Proposition 101 will also create some additional costs for the state. Current law requires the state to replace most of the loss of vehicle specific ownership taxes for school districts. This will cause the state to spend an additional $48 million in the first year and $121 million annually when the measure is fully implemented.
Also, Proposition 101 increases state administrative costs by up to about $460,000 in budget year 2010-11, $165,000 in budget year 2011-12, and $34,000 in the following two budget years to implement the reductions in taxes, fees, and charges, and to audit compliance with the measure's provisions. The state's administrative costs will decrease in subsequent years as the tax and fee reductions are fully implemented. It is estimated that the measure will require the addition of up to 3.7 new staff in budget year 2010-11, 1.9 new staff in budget year 2011-12, and 0.3 new staff in the following two budget years to administer the measure's provisions. The state administrative costs and new staff needed could be less in the first two budget years depending on how the state legislature decides to implement the measure.

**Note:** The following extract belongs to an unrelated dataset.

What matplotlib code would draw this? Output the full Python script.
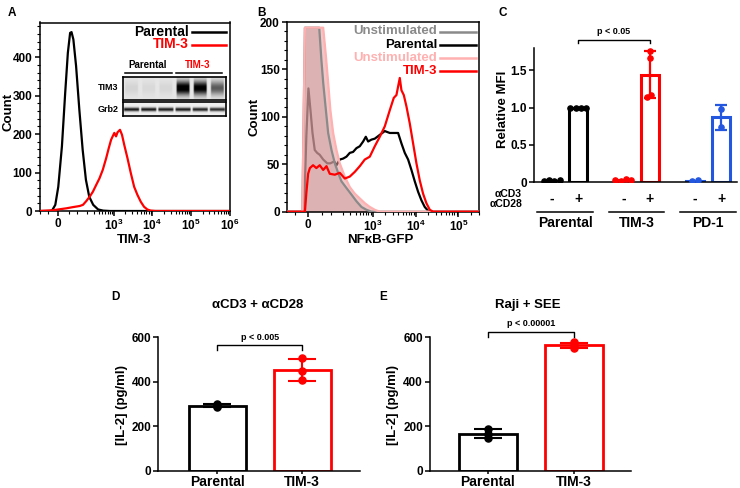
import numpy as np
import matplotlib
matplotlib.use('Agg')
import matplotlib.pyplot as plt
from matplotlib.lines import Line2D
from matplotlib import transforms as mtransforms

plt.rcParams['font.family'] = ['Liberation Sans', 'DejaVu Sans']
plt.rcParams['font.weight'] = 'bold'
plt.rcParams['axes.labelweight'] = 'bold'
plt.rcParams['axes.linewidth'] = 1.1
plt.rcParams['mathtext.fontset'] = 'custom'
plt.rcParams['mathtext.rm'] = 'Liberation Sans:bold'
plt.rcParams['mathtext.bf'] = 'Liberation Sans:bold'

# ---------------- data ----------------
# A: TIM-3 staining histograms
a_par_x = [-100, -40, -28, -13, 0, 16, 31, 44, 56, 64, 75, 93, 118, 148, 183, 226, 289, 390, 528, 800, 1e6]
a_par_y = [0, 0, 1, 16, 63, 168, 307, 411, 463, 465, 446, 377, 263, 159, 81, 37, 16, 4, 1, 0, 0]
a_tim_x = [-100, -23, 0, 37, 71, 121, 151, 188, 231, 283, 348, 424, 517, 633, 739, 851, 936, 1035, 1145, 1260,
           1451, 1635, 1870, 2272, 2777, 3377, 4105, 5020, 6098, 7410, 9060, 12000, 1e6]
a_tim_y = [0, 2, 4, 7, 10, 13, 16, 26, 37, 50, 68, 85, 107, 137, 163, 185, 194, 203, 194, 205,
           211, 198, 172, 137, 98, 63, 42, 24, 11, 4, 1, 0, 0]
a_xticks = [0, 1e3, 1e4, 1e5, 1e6]
a_xlabels = ['0', r'$\mathbf{10^3}$', r'$\mathbf{10^4}$', r'$\mathbf{10^5}$', r'$\mathbf{10^6}$']

# western blot inset, band intensity per lane
tim3_band = [0.07, 0.05, 0.06, 1.0, 0.95, 0.55]
grb2_band = [0.9, 0.9, 0.88, 0.88, 0.86, 0.82]

# B: NFkB-GFP histograms
b_gray_x = [-90, -20, -11, 40, 49, 57, 70, 82, 102, 125, 152, 184, 243, 321, 420, 551, 721, 943, 3e5]
b_gray_y = [0, 0, 194, 194, 160, 136, 107, 83, 65, 51, 41, 32, 25, 18, 11, 5, 2, 0, 0]
b_pink_x = [-90, -20, -11, 57, 70, 82, 95, 113, 138, 167, 222, 292, 384, 503, 659, 862, 1128, 1474, 3e5]
b_pink_y = [0, 0, 194, 194, 164, 136, 107, 83, 65, 51, 37, 26, 19, 14, 9, 5, 2, 0, 0]
b_par_x = [-90, -14, -6, 1, 8, 15, 23, 32, 42, 57, 77, 95, 120, 138, 167, 202, 243, 292, 350, 420,
           503, 603, 696, 789, 943, 1128, 1474, 1928, 2520, 3119, 3937, 4707, 5630, 6730, 8040, 9610,
           11490, 13730, 16400, 19600, 23400, 3e5]
b_par_y = [0, 0, 80, 130, 107, 83, 65, 62, 60, 55, 51, 51, 53, 49, 55, 56, 58, 62, 63, 67,
           69, 74, 79, 74, 76, 77, 81, 85, 83, 83, 83, 72, 62, 55, 44, 32,
           21, 12, 5, 1, 0, 0]
b_tim_x = [-90, -11, -6, 0, 6, 17, 29, 42, 57, 73, 91, 125, 167, 222, 292, 384, 503, 659, 862, 1128,
           1474, 1928, 2520, 3119, 3600, 4306, 4707, 5334, 6154, 7355, 8790, 10510, 12560, 15000, 17900,
           21500, 25700, 3e5]
b_tim_y = [0, 0, 20, 40, 46, 49, 46, 49, 44, 48, 40, 39, 41, 35, 37, 42, 48, 55, 58, 69,
           79, 90, 107, 120, 123, 141, 128, 123, 111, 93, 72, 51, 33, 19, 9,
           2, 0, 0]
b_xticks = [0, 1e3, 1e4, 1e5]

# C: relative MFI
c_groups = ['Parental', 'TIM-3', 'PD-1']
c_signs = ['-', '+', '-', '+', '-', '+']
c_mean = [0.02, 1.0, 0.03, 1.44, 0.02, 0.87]
c_sd = [0.005, 0.0, 0.01, 0.31, 0.005, 0.17]
c_points = [[0.02, 0.03, 0.02, 0.03], [1.0, 1.0, 1.0, 1.0], [0.03, 0.02, 0.04, 0.03],
            [1.75, 1.66, 1.17, 1.14], [0.02, 0.03], [0.98, 0.74]]
c_jitter = [[-0.3, -0.1, 0.1, 0.3], [-0.3, -0.1, 0.1, 0.3], [-0.3, -0.1, 0.1, 0.3],
            [0.0, 0.0, 0.05, -0.1], [-0.1, 0.1], [0.0, 0.0]]

# D / E: IL-2
de_cats = ['Parental', 'TIM-3']
d_mean = [292, 454]
d_sd = [7, 49]
d_points = [[300, 291, 286], [505, 449, 408]]
e_mean = [166, 565]
e_sd = [21, 11]
e_points = [[186, 166, 147], [577, 566, 553]]

BLUE = '#2457e0'
RED = '#ff0000'

# ---------------- helpers ----------------
W, H = 740, 488
fig = plt.figure(figsize=(W / 100, H / 100), dpi=100)


def rect(l, t, r, b):
    return [l / W, 1 - b / H, (r - l) / W, (b - t) / H]


def fx(px):
    return px / W


def fy(py):
    return 1 - py / H


def fline(x0, x1, y0, y1, **kw):
    fig.add_artist(Line2D([fx(x0), fx(x1)], [fy(y0), fy(y1)], transform=fig.transFigure, **kw))


def ftext(px, py, s, **kw):
    fig.text(fx(px), fy(py), s, ha=kw.pop('ha', 'center'), va=kw.pop('va', 'center'), **kw)


def flow_minor(lo, hi):
    m = [-100, -50, 50]
    for dec in [100, 1000, 10000, 100000]:
        m += [k * dec for k in range(1, 10)]
    return [v for v in m if lo <= v <= hi and v not in (1000, 10000, 100000)]


# ---------------- panel A ----------------
axA = fig.add_axes(rect(39.5, 22.5, 229.5, 211))
axA.set_xscale('asinh', linear_width=73)
axA.plot(a_par_x, a_par_y, color='black', lw=1.6, zorder=3)
axA.plot(a_tim_x, a_tim_y, color=RED, lw=1.6, zorder=4)
axA.set_xlim(-100, 1e6)
axA.set_ylim(0, 490)
axA.set_xticks(a_xticks)
axA.set_xticklabels(a_xlabels)
axA.set_xticks(flow_minor(-100, 1e6), minor=True)
axA.set_yticks([0, 100, 200, 300, 400])
axA.set_yticks(np.arange(0, 490, 20), minor=True)
axA.tick_params(which='major', labelsize=8.5, length=3.5, width=1.1, pad=1.5)
axA.tick_params(which='minor', length=2, width=0.8)
ftext(9, 112, 'Count', rotation=90, fontsize=9.5)
ftext(134, 240, 'TIM-3', fontsize=9.5)

# legend A
ftext(189, 31.5, 'Parental', ha='right', fontsize=10)
fline(192, 226, 31.5, 31.5, color='black', lw=1.8)
ftext(189, 44.5, 'TIM-3', ha='right', fontsize=10, color=RED)
fline(192, 226, 44.5, 44.5, color=RED, lw=1.8)


# western blot inset
def blot(intens, rows, center, width, bg, gap):
    img = np.full((rows, 96), bg)
    yy = np.arange(rows)[:, None]
    prof = np.exp(-((yy - center) / width) ** 2)
    for i, v in enumerate(intens):
        img[:, i * 16 + gap:i * 16 + 16 - gap] += v * prof
    return np.clip(img, 0, 1)


axT = fig.add_axes(rect(123, 77, 226, 99.5))
axT.imshow(blot(tim3_band, 24, 12, 7, 0.1, 2), cmap='gray_r', vmin=0, vmax=1,
           aspect='auto', interpolation='bicubic')
axG = fig.add_axes(rect(123, 102, 226, 116))
axG.imshow(blot(grb2_band, 16, 8, 2.0, 0.06, 1), cmap='gray_r', vmin=0, vmax=1,
           aspect='auto', interpolation='bicubic')
for ax in (axT, axG):
    ax.set_xticks([])
    ax.set_yticks([])
    for s in ax.spines.values():
        s.set_linewidth(1.2)
ftext(108, 88, 'TIM3', fontsize=6.5)
ftext(108, 109, 'Grb2', fontsize=6.5)
ftext(148, 65, 'Parental', fontsize=7)
ftext(198, 65, 'TIM-3', fontsize=7, color=RED)
fline(125, 172, 73, 73, color='black', lw=1.1)
fline(176, 222, 73, 73, color='black', lw=1.1)

# ---------------- panel B ----------------
axB = fig.add_axes(rect(286.7, 22, 479, 211.7))
axB.set_xscale('asinh', linear_width=63.5)
axB.fill_between(b_gray_x, b_gray_y, color='#9a9a9a', alpha=0.45, lw=0, zorder=2)
axB.fill_between(b_pink_x, b_pink_y, color='#e89a9a', alpha=0.55, lw=0, zorder=2)
axB.plot(b_par_x, b_par_y, color='black', lw=1.6, zorder=1.5)
axB.plot(b_gray_x, b_gray_y, color='#8a8a8a', lw=1.6, zorder=3)
axB.plot(b_pink_x, b_pink_y, color='#ffb0b0', lw=1.6, zorder=3.2)
axB.plot(b_tim_x, b_tim_y, color=RED, lw=1.6, zorder=4)
axB.set_xlim(-90, 3e5)
axB.set_ylim(0, 200)
axB.set_xticks(b_xticks)
axB.set_xticklabels(a_xlabels[:4])
axB.set_xticks(flow_minor(-90, 3e5), minor=True)
axB.set_yticks([0, 50, 100, 150, 200])
axB.set_yticks(np.arange(0, 201, 10), minor=True)
axB.tick_params(which='major', labelsize=8.5, length=3.5, width=1.1, pad=1.5)
axB.tick_params(which='minor', length=2, width=0.8)
ftext(255, 117, 'Count', rotation=90, fontsize=9.5)
ftext(380, 240, 'NF\u03baB-GFP', fontsize=9.5)

b_leg = [('Unstimulated', '#8a8a8a', 31.5), ('Parental', 'black', 44.5),
         ('Unstimulated', '#ffb0b0', 58), ('TIM-3', RED, 71)]
for lab, col, py in b_leg:
    ftext(437, py, lab, ha='right', fontsize=9.5, color=col)
    fline(440, 476, py, py, color=col, lw=1.8)

# ---------------- panel C ----------------
axC = fig.add_axes(rect(534, 47.7, 737, 182.3))
c_pos = [0, 1, 2.7, 3.7, 5.4, 6.4]
c_cols = ['black', 'black', RED, RED, BLUE, BLUE]
axC.bar(c_pos, c_mean, width=0.68, facecolor='white', edgecolor=c_cols, linewidth=2.2, zorder=2)
for i, p in enumerate(c_pos):
    if c_sd[i] > 0.05:
        axC.errorbar(p, c_mean[i], yerr=c_sd[i], color=c_cols[i], capsize=4, elinewidth=1.6,
                     capthick=1.6, zorder=3)
    axC.scatter([p + j for j in c_jitter[i]], c_points[i], s=14, color=c_cols[i], zorder=4)
axC.set_xlim(-0.67, 6.99)
axC.set_ylim(0, 1.8)
axC.set_yticks([0, 0.5, 1.0, 1.5])
axC.set_yticklabels(['0', '0.5', '1.0', '1.5'])
axC.set_xticks([])
axC.spines['top'].set_visible(False)
axC.spines['right'].set_visible(False)
axC.tick_params(labelsize=8.5, length=3.5, width=1.1, pad=1.5)
ftext(503, 109, 'Relative MFI', rotation=90, fontsize=9.5)

trC = mtransforms.blended_transform_factory(axC.transData, fig.transFigure)
for p, s in zip(c_pos, c_signs):
    axC.text(p, fy(199), s, transform=trC, ha='center', va='center', fontsize=10)
ftext(522, 193.5, '\u03b1CD3', ha='right', fontsize=7.5)
ftext(523, 204, '\u03b1CD28', ha='right', fontsize=7.5)
for k, g in enumerate(c_groups):
    cx = (c_pos[2 * k] + c_pos[2 * k + 1]) / 2
    axC.add_line(Line2D([cx - 1.05, cx + 1.05], [fy(212), fy(212)], transform=trC,
                        color='black', lw=1.1, clip_on=False))
    axC.text(cx, fy(223), g, transform=trC, ha='center', va='center', fontsize=10)
# bracket C
axC.add_line(Line2D([1, 1, 3.7, 3.7], [fy(43), fy(39.5), fy(39.5), fy(43)], transform=trC,
                    color='black', lw=1.0, clip_on=False))
axC.text(2.35, fy(32), 'p < 0.05', transform=trC, ha='center', va='center', fontsize=6.5)


# ---------------- panels D, E ----------------
def il2_panel(r, mean, sd, points, xlim, title, title_xy, ptxt, br_y, txt_y, ylab_x):
    ax = fig.add_axes(rect(*r))
    cols = ['black', RED]
    ax.bar([0, 1], mean, width=0.67, facecolor='white', edgecolor=cols, linewidth=2.0, zorder=2)
    for i in range(2):
        ax.errorbar(i, mean[i], yerr=sd[i], color=cols[i], capsize=10, elinewidth=1.5,
                    capthick=1.5, zorder=3)
        ax.scatter([i] * len(points[i]), points[i], s=26, color=cols[i], zorder=4)
    ax.set_xlim(*xlim)
    ax.set_ylim(0, 600)
    ax.set_yticks([0, 200, 400, 600])
    ax.set_xticks([0, 1])
    ax.set_xticklabels(de_cats, fontsize=10)
    ax.spines['top'].set_visible(False)
    ax.spines['right'].set_visible(False)
    ax.tick_params(axis='y', labelsize=8.5, length=3.5, width=1.1, pad=1.5)
    ax.tick_params(axis='x', length=2.5, width=1.1, pad=0.5)
    tr = mtransforms.blended_transform_factory(ax.transData, fig.transFigure)
    ax.add_line(Line2D([0, 0, 1, 1], [fy(br_y + 5), fy(br_y), fy(br_y), fy(br_y + 5)],
                       transform=tr, color='black', lw=1.0, clip_on=False))
    ax.text(0.5, fy(txt_y), ptxt, transform=tr, ha='center', va='center', fontsize=6.5)
    ftext(title_xy[0], title_xy[1], title, fontsize=9.5)
    ftext(ylab_x, 405, '[IL-2] (pg/ml)', rotation=90, fontsize=9.5)
    return ax


il2_panel((158.3, 337.3, 360, 470.7), d_mean, d_sd, d_points, (-0.69, 1.68),
          '\u03b1CD3 + \u03b1CD28', (258, 305), 'p < 0.005', 344.5, 337.5, 122)
il2_panel((430, 337.3, 630.7, 470.7), e_mean, e_sd, e_points, (-0.674, 1.66),
          'Raji + SEE', (528, 305), 'p < 0.00001', 331.5, 323, 393)

# panel letters
for lab, px, py in [('A', 11.5, 13), ('B', 261.5, 13), ('C', 503, 13), ('D', 115, 297), ('E', 383, 297)]:
    ftext(px, py, lab, fontsize=8.5)

fig.savefig('out.png', dpi=100)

Local revenue and spending. Because reductions in the local sales tax on vehicles are phased in over four years, revenue decreases in the first few years will be lower than when the measure is fully implemented. Local government revenue is estimated to be reduced by $629 million in the first year, with $99 million of this amount for transportation projects. When fully implemented, local government revenue would decrease by an estimated $1.0 billion in today's dollars. However, since current law requires the state to replace most of the loss of vehicle specific ownership taxes for school districts, the net impact on local government budgets would be $580 million in the first year and $880 million when fully implemented.
The extent to which each local government program will be affected will vary depending on what services the government provides and its budget decisions. Local governments may also have increased administrative costs to comply with the auditing requirements of Proposition 101.
Impact on taxpayers. Proposition 101 will reduce households' and businesses' tax and fee bills by different amounts depending on their income, the number and type of vehicles they have, the costs of their phone and cable bills, and whether they purchase, rent, or lease vehicles in a given year. In the first year, before all the tax and fee reductions are fully implemented, an average household with an annual income of $55,000 would
experience a reduction in their tax and fee bill of about $313. When fully implemented, the total tax and fee bill for this household would be reduced by about $708 annually in today's dollars. There would be additional reductions if the household purchases, rents, or leases a vehicle. Businesses will also experience reductions in taxes and fees.
Shall there be an amendment to the Colorado Revised Statutes concerning limits on government charges, and, in connection therewith, reducing vehicle ownership taxes over four years to nominal amounts; ending taxes on vehicle rentals and leases; phasing in over four years a $10,000 vehicle sale price tax exemption; setting total yearly registration, license, and title charges at $10 per vehicle; repealing other specific vehicle charges; lowering the state income tax rate to 4.5% and phasing in a further reduction in the rate to 3.5%; ending state and local taxes and charges, except 911 charges, on telecommunication service customer accounts; and stating that, with certain specified exceptions, any added charges on vehicles and telecommunication service customer accounts shall be tax increases?